**To do**
With the pictures left out, copy the listing below exactly.

[Entries with chart source code]

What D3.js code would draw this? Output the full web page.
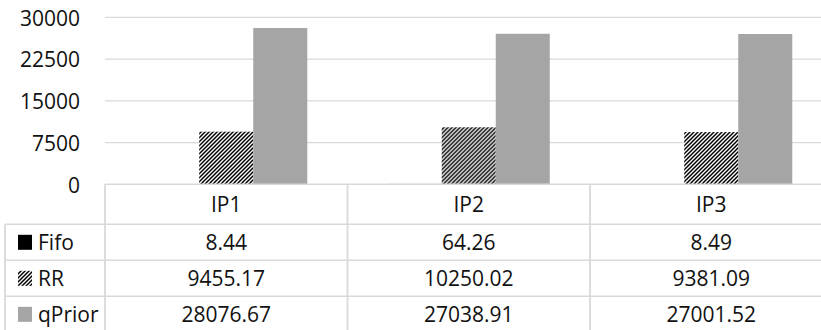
<!DOCTYPE html>
<html>
<head>
<meta charset="utf-8">
<script src="https://cdn.jsdelivr.net/npm/d3@7"></script>
<style>
  html, body { margin: 0; padding: 0; background: #fff; }
  svg { display: block; }
  text { font-family: "Open Sans", "Noto Sans", sans-serif; fill: #111; }
</style>
</head>
<body>
<svg id="chart" width="821" height="330"></svg>
<script>
// Scheduler results per input pattern
const categories = ["IP1", "IP2", "IP3"];
const seriesNames = ["Fifo", "RR", "qPrior"];
const fifoValues = [8.44, 64.26, 8.49];
const rrValues = [9455.17, 10250.02, 9381.09];
const qPriorValues = [28076.67, 27038.91, 27001.52];
const valueLabels = [
  ["8.44", "64.26", "8.49"],
  ["9455.17", "10250.02", "9381.09"],
  ["28076.67", "27038.91", "27001.52"]
];
const yTicks = [0, 7500, 15000, 22500, 30000];

const seriesValues = [fifoValues, rrValues, qPriorValues];

const svg = d3.select("#chart");
const gridColor = "#d9d9d9";

// Hatched fill for the RR series
const defs = svg.append("defs");
const hatch = defs.append("pattern")
  .attr("id", "hatch")
  .attr("patternUnits", "userSpaceOnUse")
  .attr("width", 4).attr("height", 4);
hatch.append("rect").attr("width", 4).attr("height", 4).attr("fill", "#fff");
hatch.append("path")
  .attr("d", "M-1,1 l2,-2 M0,4 l4,-4 M3,5 l2,-2")
  .attr("stroke", "#000").attr("stroke-width", 1.5);

const fills = { "Fifo": "#000", "RR": "url(#hatch)", "qPrior": "#a5a5a5" };

const plotLeft = 105, plotRight = 832.5;
const plotTop = 17.3, plotBottom = 184.3;

const x0 = d3.scaleBand().domain(categories).range([plotLeft, plotRight]).padding(0);
const x1 = d3.scaleBand().domain(seriesNames).range([0, x0.bandwidth()])
  .paddingInner(0).paddingOuter(0.745);
const y = d3.scaleLinear().domain([0, 30000]).range([plotBottom, plotTop]);

// Horizontal gridlines
svg.append("g").selectAll("line").data(yTicks.filter(t => t > 0)).join("line")
  .attr("x1", plotLeft).attr("x2", 821)
  .attr("y1", d => y(d)).attr("y2", d => y(d))
  .attr("stroke", gridColor).attr("stroke-width", 1.3);

// Y axis labels
const yAxis = d3.axisLeft(y).tickValues(yTicks).tickSize(0).tickPadding(0)
  .tickFormat(d3.format("d"));
const yg = svg.append("g").attr("transform", "translate(80,1)").call(yAxis);
yg.select(".domain").remove();
yg.selectAll("text")
  .attr("font-size", 21)
  .attr("font-family", "'Open Sans', sans-serif")
  .attr("fill", "#111");

// Bars
const groups = svg.append("g").selectAll("g").data(categories).join("g")
  .attr("transform", d => `translate(${x0(d)},0)`);
groups.selectAll("rect")
  .data((c, ci) => seriesNames.map((s, si) => ({ s, v: seriesValues[si][ci] })))
  .join("rect")
  .attr("x", d => x1(d.s))
  .attr("width", x1.bandwidth())
  .attr("y", d => y(d.v))
  .attr("height", d => y(0) - y(d.v))
  .attr("fill", d => fills[d.s]);

// Data table below the plot
const tableLeft = 5;
const rowLines = [224.3, 260.3, 296.3];
const rowCenters = [242.3, 278.3, 314.3];
const headerCenter = 204.3;
const tg = svg.append("g");

tg.append("line")
  .attr("x1", plotLeft).attr("x2", 821)
  .attr("y1", plotBottom).attr("y2", plotBottom)
  .attr("stroke", gridColor).attr("stroke-width", 1.5);
tg.selectAll("line.row").data(rowLines).join("line").attr("class", "row")
  .attr("x1", tableLeft).attr("x2", 821)
  .attr("y1", d => d).attr("y2", d => d)
  .attr("stroke", gridColor).attr("stroke-width", 1.5);

const colEdges = categories.map(c => x0(c)).concat([plotRight]);
tg.selectAll("line.col").data(colEdges).join("line").attr("class", "col")
  .attr("x1", d => d).attr("x2", d => d)
  .attr("y1", plotBottom).attr("y2", 330)
  .attr("stroke", gridColor).attr("stroke-width", 1.8);
tg.append("line")
  .attr("x1", tableLeft).attr("x2", tableLeft)
  .attr("y1", rowLines[0]).attr("y2", 330)
  .attr("stroke", gridColor).attr("stroke-width", 1.8);

// Category headers
tg.selectAll("text.cat").data(categories).join("text").attr("class", "cat")
  .attr("x", d => x0(d) + x0.bandwidth() / 2)
  .attr("y", headerCenter)
  .attr("text-anchor", "middle").attr("dominant-baseline", "central")
  .attr("font-size", 21)
  .text(d => d);

// Legend keys and series names
seriesNames.forEach((s, si) => {
  tg.append("rect")
    .attr("x", 18).attr("y", rowCenters[si] - 7.5)
    .attr("width", 14).attr("height", 15)
    .attr("fill", fills[s]);
  tg.append("text")
    .attr("x", 38).attr("y", rowCenters[si])
    .attr("dominant-baseline", "central")
    .attr("font-size", 21)
    .text(s);
  tg.selectAll(null).data(categories).join("text")
    .attr("x", d => x0(d) + x0.bandwidth() / 2)
    .attr("y", rowCenters[si])
    .attr("text-anchor", "middle").attr("dominant-baseline", "central")
    .attr("font-size", 21)
    .text((d, ci) => valueLabels[si][ci]);
});
</script>
</body>
</html>
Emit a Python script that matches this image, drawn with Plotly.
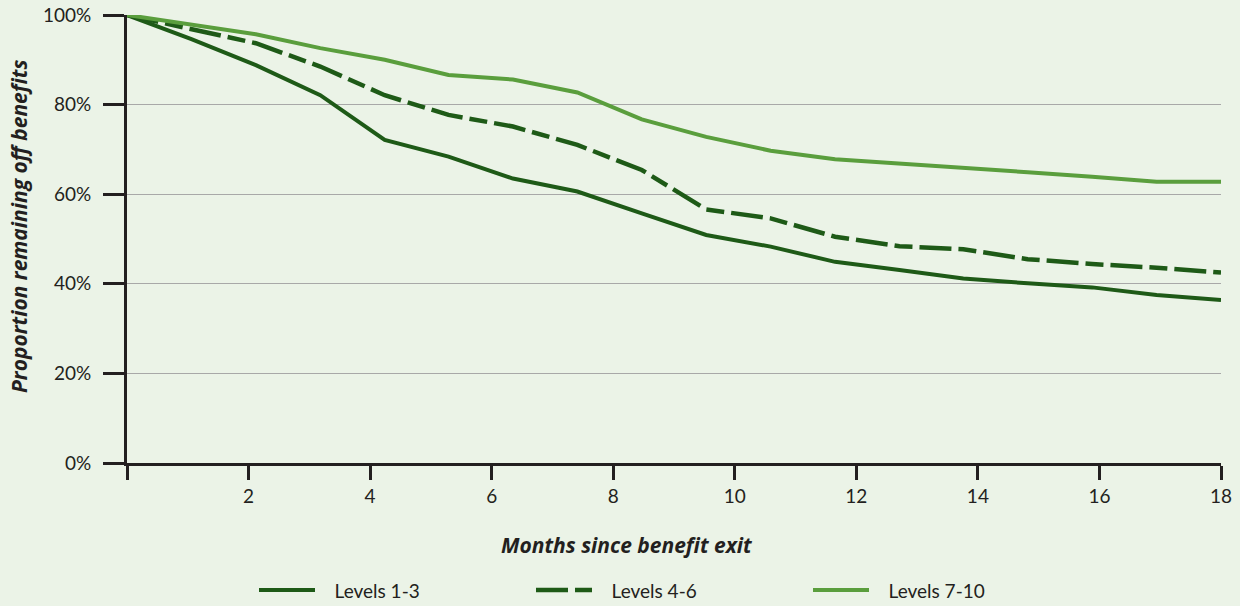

**Solution for this task**
What D3.js code would draw this? Output the full web page.
<!DOCTYPE html>
<html>
<head>
<meta charset="utf-8">
<script src="https://cdn.jsdelivr.net/npm/d3@7"></script>
<style>
  html, body { margin: 0; padding: 0; background: #fff; }
  svg { display: block; }
  text { font-family: "Open Sans", "Noto Sans", sans-serif; fill: #111; }
</style>
</head>
<body>
<svg id="chart" width="821" height="330"></svg>
<script>
// Scheduler results per input pattern
const categories = ["IP1", "IP2", "IP3"];
const seriesNames = ["Fifo", "RR", "qPrior"];
const fifoValues = [8.44, 64.26, 8.49];
const rrValues = [9455.17, 10250.02, 9381.09];
const qPriorValues = [28076.67, 27038.91, 27001.52];
const valueLabels = [
  ["8.44", "64.26", "8.49"],
  ["9455.17", "10250.02", "9381.09"],
  ["28076.67", "27038.91", "27001.52"]
];
const yTicks = [0, 7500, 15000, 22500, 30000];

const seriesValues = [fifoValues, rrValues, qPriorValues];

const svg = d3.select("#chart");
const gridColor = "#d9d9d9";

// Hatched fill for the RR series
const defs = svg.append("defs");
const hatch = defs.append("pattern")
  .attr("id", "hatch")
  .attr("patternUnits", "userSpaceOnUse")
  .attr("width", 4).attr("height", 4);
hatch.append("rect").attr("width", 4).attr("height", 4).attr("fill", "#fff");
hatch.append("path")
  .attr("d", "M-1,1 l2,-2 M0,4 l4,-4 M3,5 l2,-2")
  .attr("stroke", "#000").attr("stroke-width", 1.5);

const fills = { "Fifo": "#000", "RR": "url(#hatch)", "qPrior": "#a5a5a5" };

const plotLeft = 105, plotRight = 832.5;
const plotTop = 17.3, plotBottom = 184.3;

const x0 = d3.scaleBand().domain(categories).range([plotLeft, plotRight]).padding(0);
const x1 = d3.scaleBand().domain(seriesNames).range([0, x0.bandwidth()])
  .paddingInner(0).paddingOuter(0.745);
const y = d3.scaleLinear().domain([0, 30000]).range([plotBottom, plotTop]);

// Horizontal gridlines
svg.append("g").selectAll("line").data(yTicks.filter(t => t > 0)).join("line")
  .attr("x1", plotLeft).attr("x2", 821)
  .attr("y1", d => y(d)).attr("y2", d => y(d))
  .attr("stroke", gridColor).attr("stroke-width", 1.3);

// Y axis labels
const yAxis = d3.axisLeft(y).tickValues(yTicks).tickSize(0).tickPadding(0)
  .tickFormat(d3.format("d"));
const yg = svg.append("g").attr("transform", "translate(80,1)").call(yAxis);
yg.select(".domain").remove();
yg.selectAll("text")
  .attr("font-size", 21)
  .attr("font-family", "'Open Sans', sans-serif")
  .attr("fill", "#111");

// Bars
const groups = svg.append("g").selectAll("g").data(categories).join("g")
  .attr("transform", d => `translate(${x0(d)},0)`);
groups.selectAll("rect")
  .data((c, ci) => seriesNames.map((s, si) => ({ s, v: seriesValues[si][ci] })))
  .join("rect")
  .attr("x", d => x1(d.s))
  .attr("width", x1.bandwidth())
  .attr("y", d => y(d.v))
  .attr("height", d => y(0) - y(d.v))
  .attr("fill", d => fills[d.s]);

// Data table below the plot
const tableLeft = 5;
const rowLines = [224.3, 260.3, 296.3];
const rowCenters = [242.3, 278.3, 314.3];
const headerCenter = 204.3;
const tg = svg.append("g");

tg.append("line")
  .attr("x1", plotLeft).attr("x2", 821)
  .attr("y1", plotBottom).attr("y2", plotBottom)
  .attr("stroke", gridColor).attr("stroke-width", 1.5);
tg.selectAll("line.row").data(rowLines).join("line").attr("class", "row")
  .attr("x1", tableLeft).attr("x2", 821)
  .attr("y1", d => d).attr("y2", d => d)
  .attr("stroke", gridColor).attr("stroke-width", 1.5);

const colEdges = categories.map(c => x0(c)).concat([plotRight]);
tg.selectAll("line.col").data(colEdges).join("line").attr("class", "col")
  .attr("x1", d => d).attr("x2", d => d)
  .attr("y1", plotBottom).attr("y2", 330)
  .attr("stroke", gridColor).attr("stroke-width", 1.8);
tg.append("line")
  .attr("x1", tableLeft).attr("x2", tableLeft)
  .attr("y1", rowLines[0]).attr("y2", 330)
  .attr("stroke", gridColor).attr("stroke-width", 1.8);

// Category headers
tg.selectAll("text.cat").data(categories).join("text").attr("class", "cat")
  .attr("x", d => x0(d) + x0.bandwidth() / 2)
  .attr("y", headerCenter)
  .attr("text-anchor", "middle").attr("dominant-baseline", "central")
  .attr("font-size", 21)
  .text(d => d);

// Legend keys and series names
seriesNames.forEach((s, si) => {
  tg.append("rect")
    .attr("x", 18).attr("y", rowCenters[si] - 7.5)
    .attr("width", 14).attr("height", 15)
    .attr("fill", fills[s]);
  tg.append("text")
    .attr("x", 38).attr("y", rowCenters[si])
    .attr("dominant-baseline", "central")
    .attr("font-size", 21)
    .text(s);
  tg.selectAll(null).data(categories).join("text")
    .attr("x", d => x0(d) + x0.bandwidth() / 2)
    .attr("y", rowCenters[si])
    .attr("text-anchor", "middle").attr("dominant-baseline", "central")
    .attr("font-size", 21)
    .text((d, ci) => valueLabels[si][ci]);
});
</script>
</body>
</html>
Emit a Python script that matches this image, drawn with Plotly.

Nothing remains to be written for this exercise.